One other thing: be aware of your speed of play when plumb-bobbing. On the PGA Tour, from the time that it is your turn to play, you’ve got forty seconds to hit your ball. If you go beyond that, you are breaking the slow play rule and therefore subject to a fine and after multiple infractions a stroke penalty. But nowadays on Tour, it looks to me that they are not enforcing the slow play rule like they used to. The Tour has always gone through phases in which they enforce that rule and then get very lax about it.

I used to teach plumb-bob green reading in my golf schools during the 1980s. It takes some practice to learn and get right. You have to be persistent with it. Lots of golfers just give up trying because they don’t learn it right. But persistence in plumb-bobbing pays off, especially when you play golf courses like Riviera Country Club or in the mountains where a golf course in on the side of a mountain.

I played many years in the Los Angeles Open at Riviera Country Club on the regular PGA Tour.
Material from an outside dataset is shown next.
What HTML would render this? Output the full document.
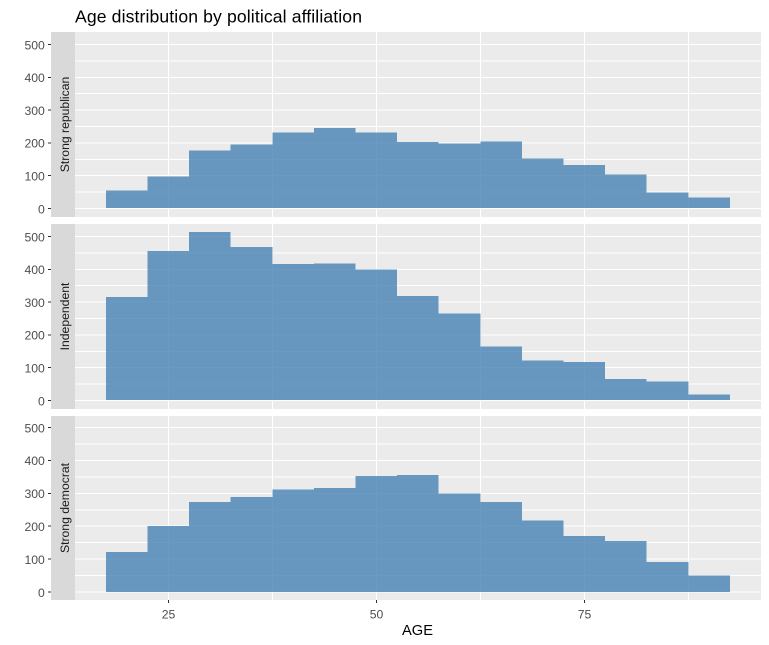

And I never could putt those greens and therefore did not do well there. Because of it, in 1979 I decided not to have a regular Tour caddy but get a local caddy. I asked the pro in the pro shop who was the best local caddy at reading the greens there who wanted to caddy in the tournament. It turned out that he was a teenager. I never had my caddies read greens, but I did that week. Partly because of it, I was leading the tournament by one stroke in the last round up to the par three fourteenth hole. I was paired with the eventual winner, Lannie Watkins. I three-putted that green, but not due to a misread. I finished alone at third place, two strokes behind Lannie. I think it was soon after that year that I began to plumb-bob. Years later, throughout my entire career on the Senior/Champions Tour, I almost always plumb-bobbed. I am surpised that I don’t see hardly anyone on the regular Tour nowadays, especially at golf courses like Riviera, plumb-bobbing their putts. Heh, if its good enough for carpenters, who can always look at a building or such and know whether or not it is “in plumb,” it’s good enough for me. I come from a family of carpenters. I wish I would have done like Zarley carpenters and plumb-bobbed my putts all of my career as a pro golfer.